Comme pour de nombreux observateurs, Guy Forget ne trouve pas les adjectifs pour qualifier la 12e victoire de Rafael Nadal à Roland‐Garros. Le directeur du Grand Chelem parisien estime que l’Espagnol pourrait encore ajouter quelques lignes à son palmarès et pourquoi pas dépasser le record de Roger Federer.
Guy, que dire sur cette nouvelle victoire de Rafael Nadal…
Je suis bouche bée et abasourdi devant cette nouvelle performance de Rafael Nadal en finale face à un très bon Dominic Thiem qui l’a poussé dans ses retranchements. Il y avait une telle intensité au début du match que je me demandais qui allait craquer en premier. Alors qu’il était breaké dans le premier set, il a trouvé les ressources pour faire baisser son adversaire. Ce qui est bluffant, c’est cette capacité à tenir cette exigence du très haut niveau avec cette même rage de vaincre sur tous les points depuis 14 ou 15 ans. On dit d’un joueur vainqueur d’un Grand Chelem qu’il est hors‐norme, lorsqu’il en gagne quatre ou cinq, c’est une légende. Alors quand il gagne 12 fois le même… Je n’arrive pas à trouver les adjectifs pour ce qu’il vient de faire.
Rafael Nadal double le record de Borg (six) que l’on pensait imbattable… Jusqu’où peut‐il aller ?
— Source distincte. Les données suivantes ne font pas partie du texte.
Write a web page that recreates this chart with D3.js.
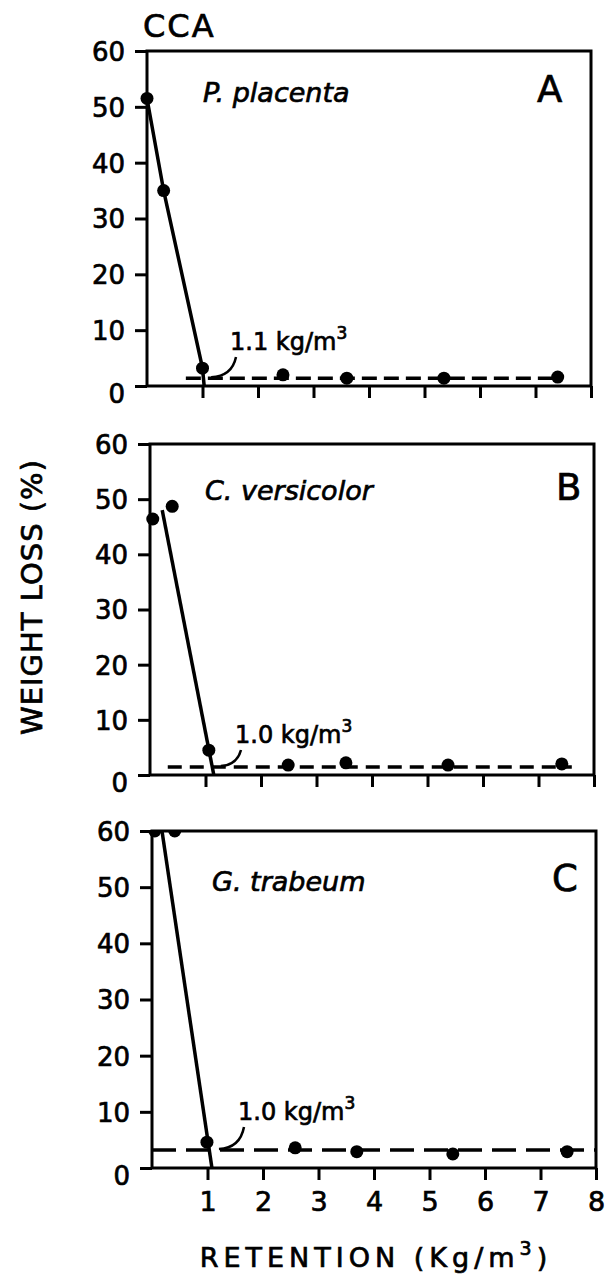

S’il est épargné par les blessures, un aspect à prendre en compte au‐delà des 30 ans, il sera encore le favori pour l’année prochaine. Dominic Thiem ou Novak Djokovic peuvent le faire trébucher. Maintenant, il a une telle maîtrise de cette surface, à être capable de jouer le bon coup au bon moment, à glisser en coupant les trajectoires. Quand on le voit évoluer à ce niveau, c’est absolument prodigieux. Alors je ne vais pas dire 15 titres, mais pourquoi pas 13 déjà.
Peut‐on le voir avec le record de victoires en Grand Chelem ?
Oui, c’est possible. Il est à deux longueurs de Roger Federer et on peut penser que s’il n’avait pas eu ses pépins aux genoux, il serait déjà à 20 lui aussi. On a la chance d’avoir, à la même époque, deux champions galactiques comme Roger Federer et Rafael Nadal. Je crois qu’il faut se réjouir de les avoir et ne pas attendre trop vite la nouvelle génération car le jour où ils seront partis, ils risquent bien de nous manquer l’un et l’autre…
« Ce qui est bluffant, c’est cette capacité à tenir cette exigence du très haut niveau avec cette même rage de vaincre sur tous les points depuis 14 ou 15 ans. »
Dominic Thiem est‐il le jeune joueur le plus capable de concurrencer voire de battre Rafael Nadal ?
Il vient de faire deux finales de suite à Roland‐Garros. On n’y arrive pas par hasard. Il a prouvé que sur terre battue il était capable de battre tous les meilleurs joueurs du monde, y compris Rafael Nadal. Il ne l’a pas encore fait en cinq sets. C’est sans doute la seule marche qui lui reste à franchir.
On s’aperçoit qu’il y a désormais beaucoup de joueurs de plus 30 ans dans le Top 10 comme dans le Top 100. Comment l’expliquez-vous ?
Aujourd’hui, les joueurs gèrent mieux leur récupération et leur préparation physique. Ils sont beaucoup plus prévoyants et font des programmations plus fines que par le passé. Dans le même temps, le jeu est plus brutal. Ils repoussent les limites. Désormais, des joueurs qui approchent les 35 ans ou plus comme Nicolas Mahut se disent qu’ils peuvent encore jouer puisque Federer le fait. On repousse les limites du jeu et c’est une bonne chose.
Malgré quelques problèmes, quel bilan faites‐vous du tournoi ?
Toutes ces péripéties sont pour moi anecdotiques. On voulait finir les femmes samedi et les hommes dimanche. On a un vainqueur extraordinaire et Ashleigh Barty est une joueuse dont on va reparler dans l’avenir car elle a un talent énorme. On a malheureusement été confrontés à des conditions climatiques difficiles sur plusieurs jours avec du vent violent et de la pluie. Ce sera du passé en 2020 grâce à notre toit.